**Information provided**
** start **

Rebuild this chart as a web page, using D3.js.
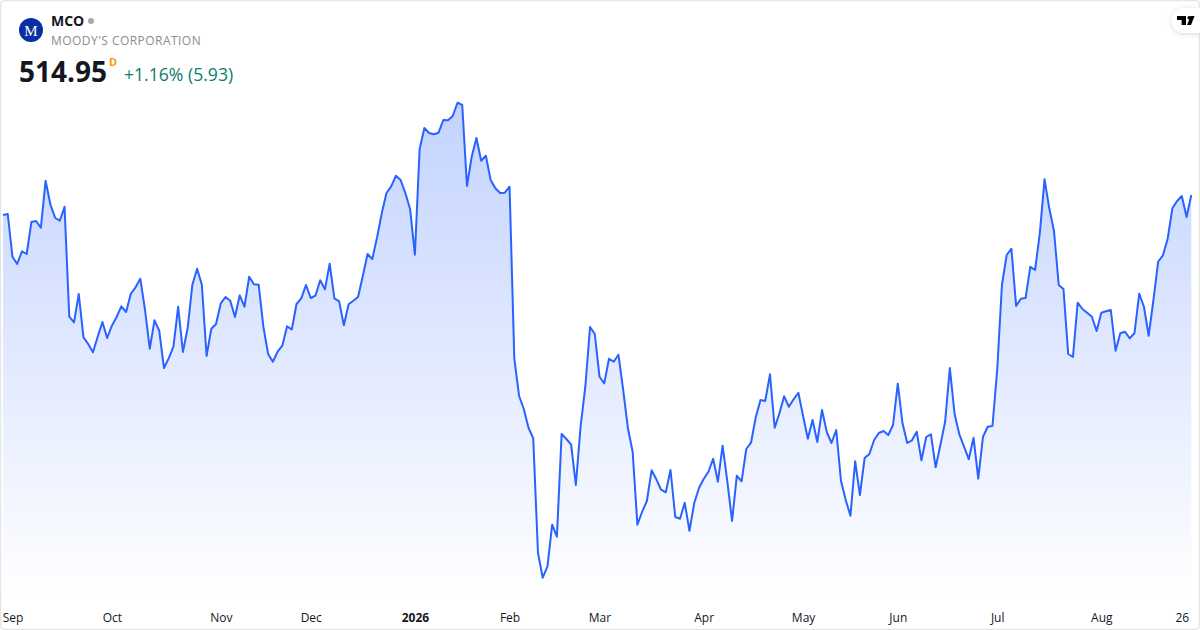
<!DOCTYPE html>
<html>
<head>
<meta charset="utf-8">
<style>
  html, body { margin: 0; padding: 0; background: #fff; }
  svg { display: block; font-family: "Open Sans", "Noto Sans", sans-serif; }
  .tick text { font-size: 12px; fill: #131722; }
</style>
<script src="https://cdn.jsdelivr.net/npm/d3@7"></script>
</head>
<body>
<svg width="1200" height="630"></svg>
<script>
// daily closes (252 sessions)
var closes = [
  509.95,510.20,499.52,497.70,500.87,500.20,508.20,508.45,506.77,518.52,
  512.62,509.27,508.52,512.02,484.52,483.12,490.20,479.37,477.70,475.62,
  479.52,483.20,479.20,482.27,484.45,487.12,485.70,490.27,491.87,494.02,
  486.20,476.52,483.62,481.02,471.70,474.12,477.02,487.02,475.70,481.62,
  492.52,496.52,492.52,474.70,481.52,482.70,487.87,489.45,488.52,484.45,
  489.87,487.02,494.52,492.62,492.52,482.02,475.20,473.27,475.77,477.27,
  482.12,481.32,487.70,489.12,492.45,489.20,489.77,493.62,491.37,497.77,
  489.12,488.37,482.37,487.62,488.52,489.45,494.70,500.20,498.95,504.27,
  510.37,515.45,517.12,519.77,518.70,515.37,511.37,500.02,526.37,531.70,
  530.45,530.12,530.52,533.70,533.62,534.70,538.02,537.45,517.20,524.52,
  529.20,523.52,524.77,518.70,516.62,515.45,515.52,517.02,474.12,464.77,
  461.45,456.77,454.12,425.52,419.27,422.02,432.52,429.52,455.20,453.95,
  452.52,442.45,457.02,467.02,481.95,480.20,469.52,467.87,474.02,473.27,
  475.02,466.20,456.62,450.77,432.52,435.77,438.45,446.12,443.87,441.27,
  440.62,446.20,434.45,434.02,438.02,431.02,437.87,441.70,443.95,445.77,
  449.02,443.27,452.27,443.27,433.45,444.77,443.37,451.45,453.02,459.37,
  463.70,463.45,470.12,456.77,460.37,464.62,462.02,463.87,465.52,459.70,
  454.02,458.70,453.20,461.20,455.70,452.95,456.20,443.52,438.70,434.77,
  448.37,439.95,449.20,450.20,453.70,455.45,455.95,454.95,457.45,467.77,
  457.87,452.95,453.62,455.77,448.62,454.45,455.12,446.87,452.45,458.27,
  471.70,460.20,455.12,452.02,448.87,454.27,444.02,454.52,457.02,457.20,
  471.20,492.45,499.95,501.52,487.20,489.02,489.20,497.02,496.20,505.37,
  518.87,511.62,505.95,492.45,491.45,475.20,474.45,488.02,486.45,485.52,
  484.52,480.95,485.52,485.87,486.20,476.02,480.37,480.77,479.12,480.45,
  490.27,487.02,479.77,488.70,498.27,499.87,503.95,511.62,513.45,514.70,
  509.45,514.95
];
var tickLabels = ["Sep", "Oct", "Nov", "Dec", "2026", "Feb", "Mar", "Apr", "May", "Jun", "Jul", "Aug", "26"];
var tickSessions = [2, 23, 46, 65, 87, 107, 126, 148, 169, 189, 210, 232, 249];

var symbol = "MCO";
var company = "MOODY'S CORPORATION";
var lastPrice = "514.95";
var change = "+1.16% (5.93)";

var svg = d3.select("svg");

var x = d3.scaleLinear().domain([0, closes.length - 1]).range([3, 1191.3]);
var y = d3.scaleLinear().domain([416.2, 541.2]).range([590, 90]);
var baseY = 600;

var defs = svg.append("defs");
var grad = defs.append("linearGradient")
    .attr("id", "areaFill")
    .attr("gradientUnits", "userSpaceOnUse")
    .attr("x1", 0).attr("x2", 0)
    .attr("y1", y(d3.max(closes))).attr("y2", baseY);
grad.append("stop").attr("offset", 0).attr("stop-color", "#2962ff").attr("stop-opacity", 0.28);
grad.append("stop").attr("offset", 1).attr("stop-color", "#2962ff").attr("stop-opacity", 0);

var filter = defs.append("filter").attr("id", "pillShadow")
    .attr("x", "-50%").attr("y", "-50%").attr("width", "200%").attr("height", "200%");
filter.append("feDropShadow").attr("dx", 0).attr("dy", 1).attr("stdDeviation", 2.5)
    .attr("flood-color", "#000").attr("flood-opacity", 0.16);

var area = d3.area()
    .x(function (d, i) { return x(i) })
    .y0(baseY)
    .y1(function (d) { return y(d) });
var line = d3.line()
    .x(function (d, i) { return x(i) })
    .y(function (d) { return y(d) });

svg.append("path").datum(closes).attr("d", area).attr("fill", "url(#areaFill)");
svg.append("path").datum(closes).attr("d", line)
    .attr("fill", "none")
    .attr("stroke", "#2962ff")
    .attr("stroke-width", 2)
    .attr("stroke-linejoin", "round");

// month axis
var axis = d3.axisBottom(x)
    .tickValues(tickSessions)
    .tickSize(0)
    .tickPadding(0)
    .tickFormat(function (d, i) { return tickLabels[i] });
var axisG = svg.append("g").attr("transform", "translate(0,613.5)").call(axis);
axisG.attr("font-family", null).attr("font-size", null);
axisG.select(".domain").remove();
axisG.selectAll("text")
    .attr("dy", "0.71em")
    .attr("font-weight", function (d, i) { return tickLabels[i] == "2026" ? 700 : 400 });

// card border
svg.append("rect")
    .attr("x", 0.5).attr("y", 0.5).attr("width", 1199).attr("height", 629)
    .attr("rx", 4)
    .attr("fill", "none").attr("stroke", "#e6e6e6").attr("stroke-width", 1.5);

// header
svg.append("circle").attr("cx", 31).attr("cy", 30).attr("r", 12).attr("fill", "#0a2ea4");
svg.append("text").attr("x", 31).attr("y", 35.5).attr("text-anchor", "middle")
    .attr("font-family", "'Liberation Serif', serif").attr("font-size", 15)
    .attr("fill", "#fff").text("M");
svg.append("text").attr("x", 51).attr("y", 26).attr("font-size", 14).attr("font-weight", 700)
    .attr("fill", "#131722").text(symbol);
svg.append("circle").attr("cx", 91).attr("cy", 21).attr("r", 3).attr("fill", "#a8a8a8");
svg.append("text").attr("x", 51).attr("y", 45).attr("font-size", 12)
    .attr("letter-spacing", 0.46)
    .attr("fill", "#8c8c8c").text(company);
svg.append("text").attr("x", 19).attr("y", 82).attr("font-size", 28).attr("font-weight", 700)
    .attr("fill", "#131722").text(lastPrice);
svg.append("text").attr("x", 109).attr("y", 66).attr("font-size", 11).attr("font-weight", 700)
    .attr("fill", "#ff9800").text("D");
svg.append("text").attr("x", 124).attr("y", 81).attr("font-size", 17.6)
    .attr("fill", "#0b7d6c").text(change);

// logo pill, top right
var pill = svg.append("g");
pill.append("path")
    .attr("d", "M1200 8H1184a12.5 12.5 0 0 0 0 25H1200Z")
    .attr("fill", "#fff")
    .attr("filter", "url(#pillShadow)");
pill.append("path")
    .attr("d", "M1177 16h9v9h-4.4v-5h-4.6Z M1190.6 16h4l-3.6 9h-4Z")
    .attr("fill", "#000");
pill.append("circle").attr("cx", 1189.2).attr("cy", 17.8).attr("r", 1.8).attr("fill", "#000");
</script>
</body>
</html>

** end **

**What you are asked to do**
Without the pictures, output the full listing exactly as it stands.

**Task response**
Rebuild this chart as a web page, using D3.js.
<!DOCTYPE html>
<html>
<head>
<meta charset="utf-8">
<style>
  html, body { margin: 0; padding: 0; background: #fff; }
  svg { display: block; font-family: "Open Sans", "Noto Sans", sans-serif; }
  .tick text { font-size: 12px; fill: #131722; }
</style>
<script src="https://cdn.jsdelivr.net/npm/d3@7"></script>
</head>
<body>
<svg width="1200" height="630"></svg>
<script>
// daily closes (252 sessions)
var closes = [
  509.95,510.20,499.52,497.70,500.87,500.20,508.20,508.45,506.77,518.52,
  512.62,509.27,508.52,512.02,484.52,483.12,490.20,479.37,477.70,475.62,
  479.52,483.20,479.20,482.27,484.45,487.12,485.70,490.27,491.87,494.02,
  486.20,476.52,483.62,481.02,471.70,474.12,477.02,487.02,475.70,481.62,
  492.52,496.52,492.52,474.70,481.52,482.70,487.87,489.45,488.52,484.45,
  489.87,487.02,494.52,492.62,492.52,482.02,475.20,473.27,475.77,477.27,
  482.12,481.32,487.70,489.12,492.45,489.20,489.77,493.62,491.37,497.77,
  489.12,488.37,482.37,487.62,488.52,489.45,494.70,500.20,498.95,504.27,
  510.37,515.45,517.12,519.77,518.70,515.37,511.37,500.02,526.37,531.70,
  530.45,530.12,530.52,533.70,533.62,534.70,538.02,537.45,517.20,524.52,
  529.20,523.52,524.77,518.70,516.62,515.45,515.52,517.02,474.12,464.77,
  461.45,456.77,454.12,425.52,419.27,422.02,432.52,429.52,455.20,453.95,
  452.52,442.45,457.02,467.02,481.95,480.20,469.52,467.87,474.02,473.27,
  475.02,466.20,456.62,450.77,432.52,435.77,438.45,446.12,443.87,441.27,
  440.62,446.20,434.45,434.02,438.02,431.02,437.87,441.70,443.95,445.77,
  449.02,443.27,452.27,443.27,433.45,444.77,443.37,451.45,453.02,459.37,
  463.70,463.45,470.12,456.77,460.37,464.62,462.02,463.87,465.52,459.70,
  454.02,458.70,453.20,461.20,455.70,452.95,456.20,443.52,438.70,434.77,
  448.37,439.95,449.20,450.20,453.70,455.45,455.95,454.95,457.45,467.77,
  457.87,452.95,453.62,455.77,448.62,454.45,455.12,446.87,452.45,458.27,
  471.70,460.20,455.12,452.02,448.87,454.27,444.02,454.52,457.02,457.20,
  471.20,492.45,499.95,501.52,487.20,489.02,489.20,497.02,496.20,505.37,
  518.87,511.62,505.95,492.45,491.45,475.20,474.45,488.02,486.45,485.52,
  484.52,480.95,485.52,485.87,486.20,476.02,480.37,480.77,479.12,480.45,
  490.27,487.02,479.77,488.70,498.27,499.87,503.95,511.62,513.45,514.70,
  509.45,514.95
];
var tickLabels = ["Sep", "Oct", "Nov", "Dec", "2026", "Feb", "Mar", "Apr", "May", "Jun", "Jul", "Aug", "26"];
var tickSessions = [2, 23, 46, 65, 87, 107, 126, 148, 169, 189, 210, 232, 249];

var symbol = "MCO";
var company = "MOODY'S CORPORATION";
var lastPrice = "514.95";
var change = "+1.16% (5.93)";

var svg = d3.select("svg");

var x = d3.scaleLinear().domain([0, closes.length - 1]).range([3, 1191.3]);
var y = d3.scaleLinear().domain([416.2, 541.2]).range([590, 90]);
var baseY = 600;

var defs = svg.append("defs");
var grad = defs.append("linearGradient")
    .attr("id", "areaFill")
    .attr("gradientUnits", "userSpaceOnUse")
    .attr("x1", 0).attr("x2", 0)
    .attr("y1", y(d3.max(closes))).attr("y2", baseY);
grad.append("stop").attr("offset", 0).attr("stop-color", "#2962ff").attr("stop-opacity", 0.28);
grad.append("stop").attr("offset", 1).attr("stop-color", "#2962ff").attr("stop-opacity", 0);

var filter = defs.append("filter").attr("id", "pillShadow")
    .attr("x", "-50%").attr("y", "-50%").attr("width", "200%").attr("height", "200%");
filter.append("feDropShadow").attr("dx", 0).attr("dy", 1).attr("stdDeviation", 2.5)
    .attr("flood-color", "#000").attr("flood-opacity", 0.16);

var area = d3.area()
    .x(function (d, i) { return x(i) })
    .y0(baseY)
    .y1(function (d) { return y(d) });
var line = d3.line()
    .x(function (d, i) { return x(i) })
    .y(function (d) { return y(d) });

svg.append("path").datum(closes).attr("d", area).attr("fill", "url(#areaFill)");
svg.append("path").datum(closes).attr("d", line)
    .attr("fill", "none")
    .attr("stroke", "#2962ff")
    .attr("stroke-width", 2)
    .attr("stroke-linejoin", "round");

// month axis
var axis = d3.axisBottom(x)
    .tickValues(tickSessions)
    .tickSize(0)
    .tickPadding(0)
    .tickFormat(function (d, i) { return tickLabels[i] });
var axisG = svg.append("g").attr("transform", "translate(0,613.5)").call(axis);
axisG.attr("font-family", null).attr("font-size", null);
axisG.select(".domain").remove();
axisG.selectAll("text")
    .attr("dy", "0.71em")
    .attr("font-weight", function (d, i) { return tickLabels[i] == "2026" ? 700 : 400 });

// card border
svg.append("rect")
    .attr("x", 0.5).attr("y", 0.5).attr("width", 1199).attr("height", 629)
    .attr("rx", 4)
    .attr("fill", "none").attr("stroke", "#e6e6e6").attr("stroke-width", 1.5);

// header
svg.append("circle").attr("cx", 31).attr("cy", 30).attr("r", 12).attr("fill", "#0a2ea4");
svg.append("text").attr("x", 31).attr("y", 35.5).attr("text-anchor", "middle")
    .attr("font-family", "'Liberation Serif', serif").attr("font-size", 15)
    .attr("fill", "#fff").text("M");
svg.append("text").attr("x", 51).attr("y", 26).attr("font-size", 14).attr("font-weight", 700)
    .attr("fill", "#131722").text(symbol);
svg.append("circle").attr("cx", 91).attr("cy", 21).attr("r", 3).attr("fill", "#a8a8a8");
svg.append("text").attr("x", 51).attr("y", 45).attr("font-size", 12)
    .attr("letter-spacing", 0.46)
    .attr("fill", "#8c8c8c").text(company);
svg.append("text").attr("x", 19).attr("y", 82).attr("font-size", 28).attr("font-weight", 700)
    .attr("fill", "#131722").text(lastPrice);
svg.append("text").attr("x", 109).attr("y", 66).attr("font-size", 11).attr("font-weight", 700)
    .attr("fill", "#ff9800").text("D");
svg.append("text").attr("x", 124).attr("y", 81).attr("font-size", 17.6)
    .attr("fill", "#0b7d6c").text(change);

// logo pill, top right
var pill = svg.append("g");
pill.append("path")
    .attr("d", "M1200 8H1184a12.5 12.5 0 0 0 0 25H1200Z")
    .attr("fill", "#fff")
    .attr("filter", "url(#pillShadow)");
pill.append("path")
    .attr("d", "M1177 16h9v9h-4.4v-5h-4.6Z M1190.6 16h4l-3.6 9h-4Z")
    .attr("fill", "#000");
pill.append("circle").attr("cx", 1189.2).attr("cy", 17.8).attr("r", 1.8).attr("fill", "#000");
</script>
</body>
</html>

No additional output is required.